Among the recent headlines:
Philadelphia Orchestra Goes to Bankruptcy Court
Deal Could Help Asian Art Museum in San Francisco Fend Off Bankruptcy
So what to do?
We can do nothing and blindly hope that already weak organizations somehow manage to scrape by until revenues eventually return. We can sit back and lament the “bad decisions” made by some nonprofit groups. Or we can start thinking creatively and aggressively about how to help organizations lessen or restructure their debt burden.
While bankruptcy is a real option for nonprofits, it is not a very good one. Few organizations have the capacity and ability to survive the long, difficult, and expensive process that a bankruptcy represents.
So how can we facilitate a reorganization process that doesn’t damage the local community (the ultimate “shareholders” of any nonprofit), doesn’t destroy relationships with grant makers and other supporters, and isn’t cost-prohibitive?
We must explore the role foundations can play in helping to set up guarantee programs or refinancing debt. And we should see whether the federal government can put pressure on banks to be more thoughtful about how they can help nonprofits avoid shutting their doors. There are no immediate answers to the daunting challenges. But the need is imminent and this is more than just a conversation.

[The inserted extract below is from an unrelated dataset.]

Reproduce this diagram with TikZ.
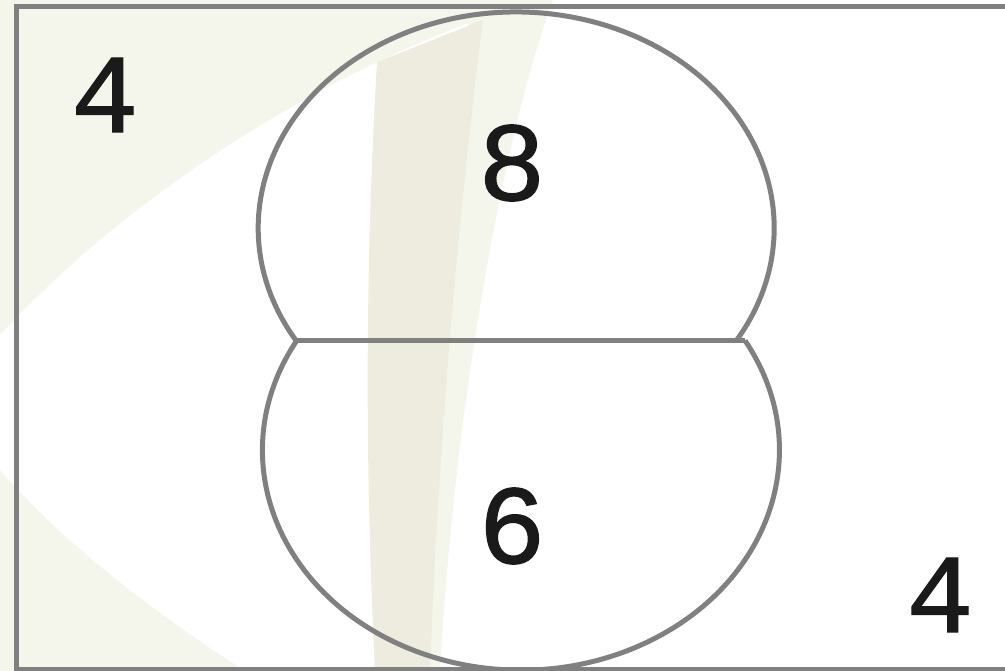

The stakes are incredibly high.
The real risk is not just that one, or several, nonprofits may close their doors and lay off employees, although that is the next shock wave that will reverberate in community after community as the number of nonprofits shrinks.
The real risk is that a battered woman or at-risk child will have no safe haven, that homeless veterans will lose access to mental-health services, and that the hungry will be turned away from food pantries and driven to more desperate measures. These are the risks we face–on a potentially massive scale–if we choose simply to ignore this challenge.